Trump est présenté comme le parangon du souverainisme et l’adversaire le plus déclaré du libre-échangisme. Il brise toutes les institutions multilatérales pour contraindre des partenaires économiques à se plier à la seule loi de l’intérêt des Etats-Unis. Cela dit, la politique du président américain ne s’oppose pas au libre-échange en tant que tel. Simplement, si l’on ose dire, il veut le libre-échange dans un seul sens : le sien. Jusqu’à présent la recette est appréciée vivement par les électeurs trumpistes. Mais un tel égoïsme national forcené se heurtera, tôt ou tard – et sans doute plus tôt que tard – à d’autres égoïsmes nationaux. Ce qui peut nous amener à des conflits armés qui monteront en intensité ou alors à une coalition d’intérêts nationaux contre les Etats-Unis dans une guerre économique dont l’issue risque de décevoir les souverainistes américains.
Surtout, cette forme nationaliste du souverainisme n’offre aucune réponse aux urgences climatiques et sanitaires qui ne peuvent se régler que par des mesures supranationales.
L’erreur est donc de considérer la souveraineté comme une fin en soi. Elle est avant tout un moyen. Et un moyen essentiel sans lequel les décisions d’un groupe humain resteraient lettre morte. Il faut plutôt la concevoir sous la forme de poupées gigognes, les souverainetés s’emboitant les unes dans les autres.
SouverainetéS
La souveraineté nationale n’est donc pas la seule à considérer. La souveraineté locale devrait être respectée en premier lieu afin de privilégier les échanges de proximité. Elle ne l’est pas suffisamment, surtout en France. Acheter des objets à l’autre bout du monde, alors qu’ils peuvent être manufacturés dans l’immeuble d’à côté, n’est peut-être pas la solution la plus intelligente. En outre, le pouvoir local est essentiel pour garder ou rétablir la cohérence sociale. La désertification de la campagne française pèse lourd dans le vote lepeniste.
Cela dit, l’autarcie locale absolue n’est ni possible ni même souhaitable. Cela priverait l’humain de son besoin vital d’avoir devant lui de nouvelles perspectives. Interviennent alors, pour régler les problèmes qui dépassent l’échelon local, d’autres souverainetés interrégionales qui s’emboitent dans la souveraineté nationale.
Cette structure est archiconnue, il s’agit du bon vieux fédéralisme, instauré dans une grande partie des Etats démocratiques. Mais cela se gâte dès que l’on veut franchir les échelons supérieurs. Or, pour affronter le dérèglement climatique et les épidémies infectieuses, les souverainetés nationales se révèlent impuissantes dans un cas et moins efficaces qu’escompté dans l’autre.

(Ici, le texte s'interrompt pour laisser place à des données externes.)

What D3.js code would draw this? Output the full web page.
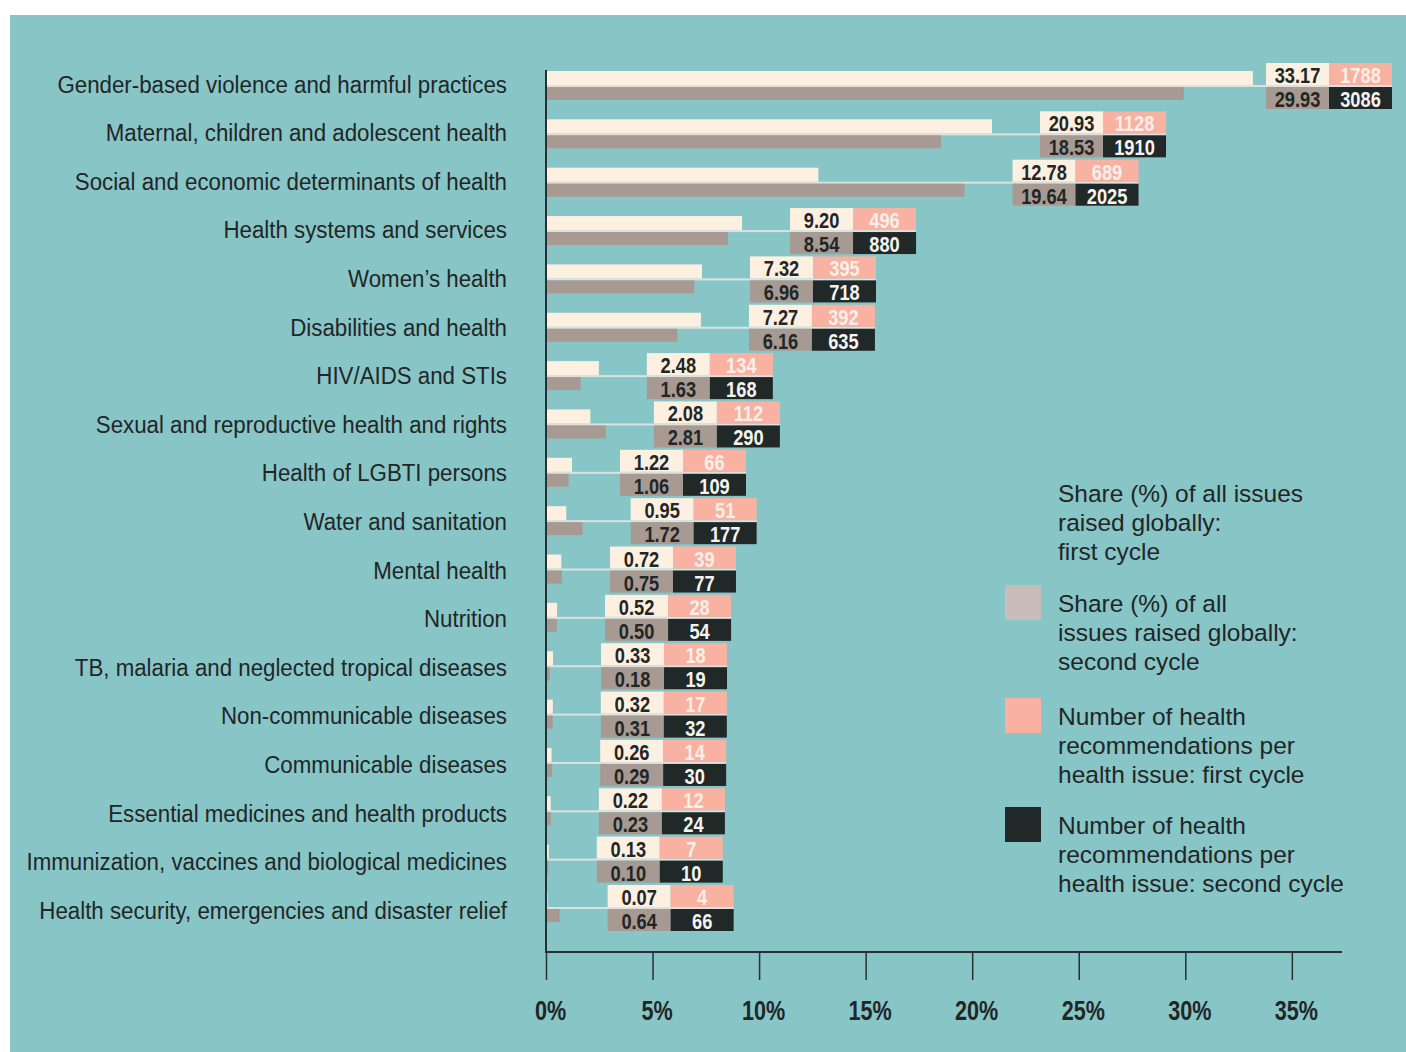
<!DOCTYPE html>
<html>
<head>
<meta charset="utf-8">
<script src="https://cdn.jsdelivr.net/npm/d3@7"></script>
<style>
  body { margin: 0; background: #fff; }
  svg { display: block; }
</style>
</head>
<body>
<svg width="1406" height="1052"></svg>
<script>
// issue categories, top to bottom
var categories = [
  "Gender-based violence and harmful practices",
  "Maternal, children and adolescent health",
  "Social and economic determinants of health",
  "Health systems and services",
  "Women\u2019s health",
  "Disabilities and health",
  "HIV/AIDS and STIs",
  "Sexual and reproductive health and rights",
  "Health of LGBTI persons",
  "Water and sanitation",
  "Mental health",
  "Nutrition",
  "TB, malaria and neglected tropical diseases",
  "Non-communicable diseases",
  "Communicable diseases",
  "Essential medicines and health products",
  "Immunization, vaccines and biological medicines",
  "Health security, emergencies and disaster relief"
];
var shareFirst = [33.17, 20.93, 12.78, 9.20, 7.32, 7.27, 2.48, 2.08, 1.22, 0.95, 0.72, 0.52, 0.33, 0.32, 0.26, 0.22, 0.13, 0.07];
var shareSecond = [29.93, 18.53, 19.64, 8.54, 6.96, 6.16, 1.63, 2.81, 1.06, 1.72, 0.75, 0.50, 0.18, 0.31, 0.29, 0.23, 0.10, 0.64];
var countFirst = [1788, 1128, 689, 496, 395, 392, 134, 112, 66, 51, 39, 28, 18, 17, 14, 12, 7, 4];
var countSecond = [3086, 1910, 2025, 880, 718, 635, 168, 290, 109, 177, 77, 54, 19, 32, 30, 24, 10, 66];
var ticks = [0, 5, 10, 15, 20, 25, 30, 35];

var legendItems = [
  {color: null, lines: ["Share (%) of all issues", "raised globally:", "first cycle"]},
  {color: "#c8bdb8", lines: ["Share (%) of all", "issues raised globally:", "second cycle"]},
  {color: "#f9b2a2", lines: ["Number of health", "recommendations per", "health issue: first cycle"]},
  {color: "#212828", lines: ["Number of health", "recommendations per", "health issue: second cycle"]}
];

var cream = "#fdf0e0", taupe = "#a79a92", salmon = "#f9b2a2", dark = "#212828",
    ink = "#222626", teal = "#88c5c7";
var font = "Liberation Sans, Arial, sans-serif";

var svg = d3.select("svg"),
  width = +svg.attr("width"),
  height = +svg.attr("height");

svg.append("rect")
  .attr("x", 10).attr("y", 15)
  .attr("width", width - 10).attr("height", height - 15)
  .attr("fill", teal);

var x = d3.scaleLinear().domain([0, 35]).range([546, 546 + 35 * 21.31]),
  y = d3.scalePoint().domain(categories).range([86, 908]),
  yLabel = d3.scalePoint().domain(categories).range([84, 910]);

var data = categories.map(function(c, i) {
  return {name: c, s1: shareFirst[i], s2: shareSecond[i], n1: countFirst[i], n2: countSecond[i]};
});

// category labels
svg.append("g").selectAll("text")
  .data(data).enter().append("text")
  .attr("transform", function(d) { return "translate(507," + (yLabel(d.name) + 8.7) + ") scale(0.91,1)"; })
  .attr("text-anchor", "end")
  .attr("font-family", font)
  .attr("font-size", 24.5)
  .attr("fill", ink)
  .text(function(d) { return d.name; });

var rows = svg.append("g").selectAll("g")
  .data(data).enter().append("g")
  .attr("transform", function(d) { return "translate(0," + y(d.name) + ")"; });

var cellW = 63;
function boxX(d) { return Math.min(x(Math.max(d.s1, d.s2)) + 48, 1266); }

// connector line
rows.append("rect")
  .attr("x", x(0)).attr("y", -1)
  .attr("width", function(d) { return boxX(d) + 2 * cellW - x(0); })
  .attr("height", 2)
  .attr("fill", "#dde2e0");

rows.append("rect")
  .attr("x", x(0)).attr("y", -15)
  .attr("width", function(d) { return x(d.s1) - x(0); })
  .attr("height", 14)
  .attr("fill", cream);

rows.append("rect")
  .attr("x", x(0)).attr("y", 1)
  .attr("width", function(d) { return x(d.s2) - x(0); })
  .attr("height", 13)
  .attr("fill", taupe);

// value boxes
var cells = [
  {key: "s1", dx: 0, y0: -23, h: 22, bg: cream, fg: ink, fmt: d3.format(".2f")},
  {key: "n1", dx: 1, y0: -23, h: 22, bg: salmon, fg: "#f7efe8", fmt: d3.format("d")},
  {key: "s2", dx: 0, y0: 1, h: 22, bg: taupe, fg: ink, fmt: d3.format(".2f")},
  {key: "n2", dx: 1, y0: 1, h: 22, bg: dark, fg: "#f4f4f2", fmt: d3.format("d")}
];
cells.forEach(function(c) {
  rows.append("rect")
    .attr("x", function(d) { return boxX(d) + c.dx * cellW; })
    .attr("y", c.y0)
    .attr("width", cellW).attr("height", c.h)
    .attr("fill", c.bg);
  rows.append("text")
    .attr("transform", function(d) {
      return "translate(" + (boxX(d) + c.dx * cellW + cellW / 2) + "," + (c.y0 + c.h / 2 + 9) + ") scale(0.83,1)";
    })
    .attr("text-anchor", "middle")
    .attr("font-family", font)
    .attr("font-weight", "bold")
    .attr("font-size", 22)
    .attr("fill", c.fg)
    .text(function(d) { return c.fmt(d[c.key]); });
});

// axes
svg.append("line")
  .attr("x1", x(0)).attr("x2", x(0))
  .attr("y1", 70).attr("y2", 952)
  .attr("stroke", "#2a3030").attr("stroke-width", 2);
svg.append("line")
  .attr("x1", x(0) - 1).attr("x2", 1342)
  .attr("y1", 952).attr("y2", 952)
  .attr("stroke", "#2a3030").attr("stroke-width", 2);

var xAxis = svg.append("g")
  .attr("transform", "translate(0,952)")
  .call(d3.axisBottom(x).tickValues(ticks).tickSize(28).tickPadding(40)
    .tickFormat(function(d) { return d + "%"; }));
xAxis.select(".domain").remove();
xAxis.selectAll(".tick line").attr("stroke", "#2a3030").attr("stroke-width", 1.5);
xAxis.selectAll(".tick text")
  .attr("font-family", font)
  .attr("font-weight", "bold")
  .attr("font-size", 27)
  .attr("fill", ink)
  .attr("dy", "0")
  .attr("transform", "scale(0.8,1)")
  .attr("x", 4 / 0.8);

// legend
var legendTop = [493, 603, 716, 825];
var legend = svg.append("g").selectAll("g")
  .data(legendItems).enter().append("g")
  .attr("transform", function(d, i) { return "translate(1005," + legendTop[i] + ")"; });
legend.filter(function(d) { return d.color; }).append("rect")
  .attr("x", 0).attr("y", -18)
  .attr("width", 36).attr("height", 35)
  .attr("fill", function(d) { return d.color; });
legend.each(function(d) {
  var t = d3.select(this).append("text")
    .attr("font-family", font)
    .attr("font-size", 24.5)
    .attr("fill", ink);
  d.lines.forEach(function(l, k) {
    t.append("tspan").attr("x", 53).attr("y", 8.7 + k * 29.3).text(l);
  });
});
</script>
</body>
</html>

L’Union européenne a choisi un curieux mode d’organisation ni centraliste ni fédéraliste qui n’aboutit qu’à l’impuissance. Quant aux organisations internationales, elles n’existent que par la volonté des Etats et restent soumises à leur bon vouloir.
Il n’existe donc aucune souveraineté supranationale, la seule qui disposerait de la taille nécessaire pour parer au dérèglement climatique et assurer une protection plus efficace contre les épidémies.
Cette souveraineté supranationale serait aussi la seule entité à même de contraindre les GAFAM[1] et autres multinationales à payer ces impôts qu’ils éludent en faisant du saute-frontières. Il y aurait là un gisement fiscal intéressant pour alimenter la structure supranationale.
Ces idées sont tout sauf nouvelles. Hélas, la volonté des castes politiciennes d’en rester à des structures obsolètes – mais encore rentables pour elles – paralyse tous les débats sur les souverainetés à venir.